None of this is to say that America would be right to adopt a policy of blind support for all actions of the Israeli government, or that it could justly be indifferent to the interests of Israel’s adversaries. Friendship does not require unqualified agreement with all of a friend’s actions, and true friendship may indeed require criticism when one finds a friend erring. At the same time, friendship for one party does not require, nor would justice permit, indifference to the legitimate interests of other parties, even when those parties are in a dispute with one’s friend. It is to say that while America must respect the just interests of all parties, and while particular Israeli actions may in some cases require American criticism, America cannot disclaim and should not conceal its special, friendly solicitude for Israel’s well-being.
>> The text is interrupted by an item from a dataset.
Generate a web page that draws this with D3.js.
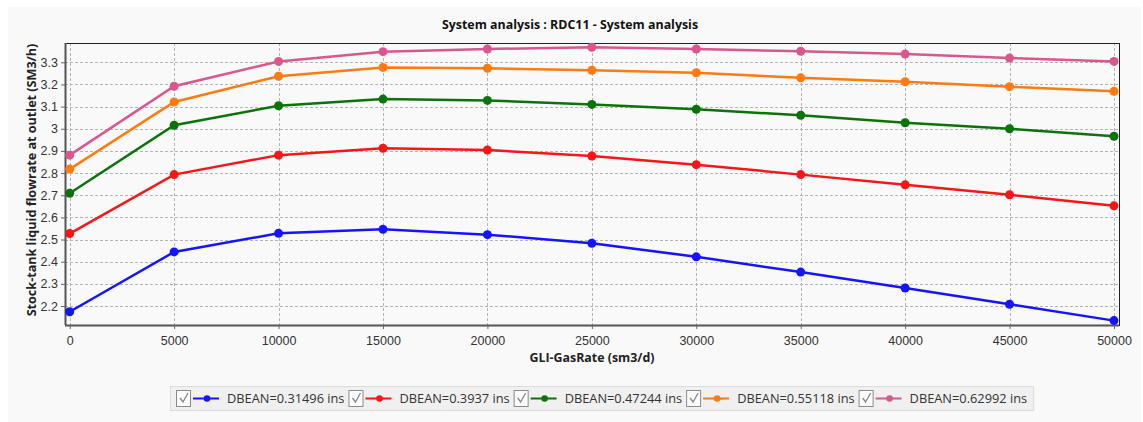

Some will no doubt suggest that for America openly to act on such an understanding would be insulting to Arabs and Muslims and would irreparably harm our relationship with many nations. No such consequences need follow, however. The limitations and inequalities of friendship are an obvious fact of human life, and no reasonable man feels slighted when two others who share a common history acknowledge a friendship to which he is not a party. So it is with nations. America has long proclaimed a “special relationship” with Great Britain, which all nations understand and which none can take as an insult. Indeed, Israel’s adversaries themselves act upon, and thereby acknowledge, the inequalities and limitations of friendship by the special concern they show for the Palestinians, a concern which is obviously based on a sense of religious and ethnic solidarity and which is perfectly understandable from their position. In view of these considerations, America might in fact win better relations with Arab and Muslim nations by honestly admitting its friendship for Israel, instead of fostering the frustrations that inevitably arise from asserting a neutrality to which it cannot really adhere.